Prisiones
Hay muchas maneras de estar prisionero. Las menos comunes son las prisiones físicas
Aunque parezca extraño, las prisiones son una invención relativamente nueva en la historia de la humanidad. Parece que hasta la edad media los calabozos y mazmorras eran lugares de paso, para que los proscritos no escaparan antes de la mutilación, expulsión o la pena de muerte. La novedad consistió en que pasaron de ser espacios de detención temporal a ser concebidos como centros penitenciarios; es decir, lugares donde se encierra a las personas por penitencia (expiación, enmienda, purga o reparación), para que paguen por delitos cometidos de manera física directa contra otros seres humanos o con actos contra el bienestar (económico, político o de otra índole contra la sociedad.
Hay muchas maneras de estar prisionero. Las menos comunes son las prisiones físicas. Entre éstas hay una enorme variedad, desde las altamente sofisticas cárceles computarizadas en los países del norte y en algunos estados asiáticos (dicen que las de Japón son una maquinaria infernal y despersonalizada), hasta las penitenciarias “familiares” que hay en Bolivia, donde se alquilan cuartos, hay oferta de servicios internos, media pensión, cuarta pensión, talleres, niños con sus padres o madres o familias enteras y un largo etcétera de posibilidades.
En nuestras cárceles puede pasar de todo. Alguna vez se publicó la noticia de que presos de las cárceles de Oruro y de Trinidad le prestaron plata al alcaide para hacer reparaciones o para pagar servicios de agua y luz, por ejemplo. En el Chapare hay un par de casitas “acondicionadas” como prisión donde buenamente podrían entrar 25 personas en la que conviven hacinadas hasta tres centenas. El dato más espeluznante es que en las cárceles bolivianas cerca al 70% de las personas detenidas carecen de sentencia.
Otra perla de horror se encuentra en los centros correccionales para jóvenes infractores y en algunos hogares de acogida para la niñez, en los que por falta de recursos para la investigación y el posible viaje no se devuelve a sus hogares a niños y niñas perdidos, retenidos injustamente o sin comprobación de infracción, convirtiéndolos, como dijo un estudioso del tema, en “presos sin condena”.

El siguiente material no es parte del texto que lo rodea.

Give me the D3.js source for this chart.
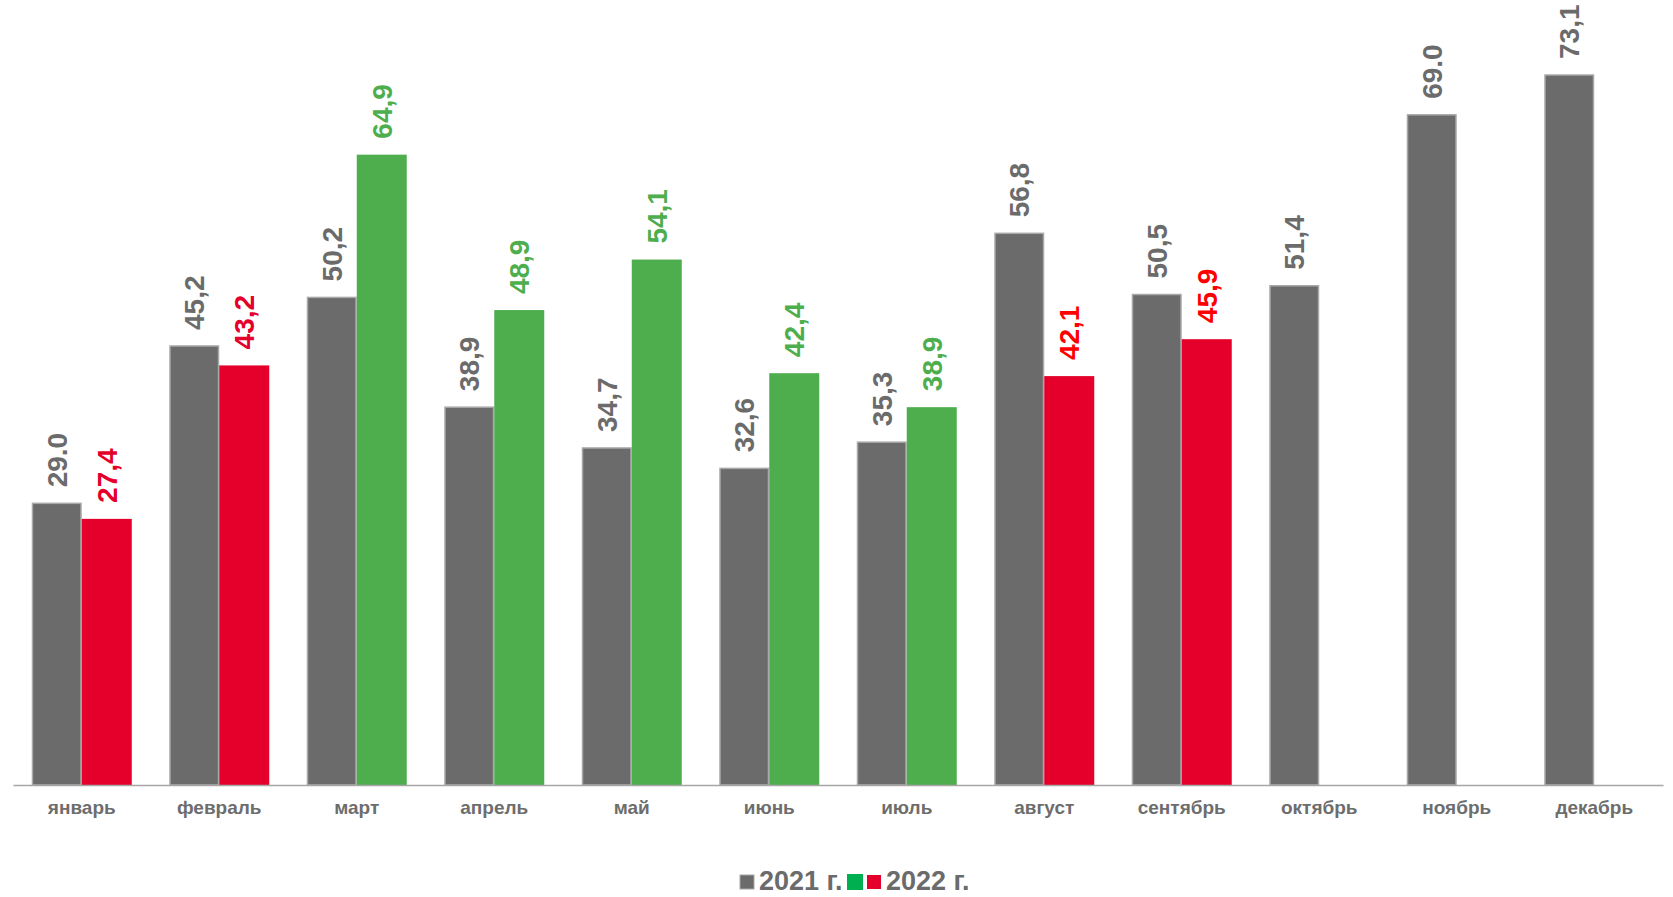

El propio cuerpo también puede ser una temible prisión. Mentes y corazones jóvenes encerrados en la ancianidad de sus osamentas o intelectos brillantes y audaces incapaces de lograr que ninguno de sus músculos les obedezca. O, al revés, podemos sufrir físicamente el confinamiento al que nos someten nuestros prejuicios, rencores, desconfianzas, ignorancia y miedos: al otro, a la diferencia, a lo desconocido, a la libertad… Hay encierros políticos, barreras levantadas por discursos irresponsables o malintencionados.
Vigilar y castigar, ya lo expresó profundamente el pensador francés Michel Foucault, es una de las compulsiones más tenaces de los seres humanos. Por eso inventamos cárceles de piedra, murallas, pensamientos únicos, dogmas, panópticos físicos y mentales y trazamos las “líneas correctas”; por eso intentamos disciplinar a quien piensa diferente y castigamos la disidencia como si fuese traición. Por eso nos encerramos en nuestros propios límites, por eso cortamos nuestras propias alas.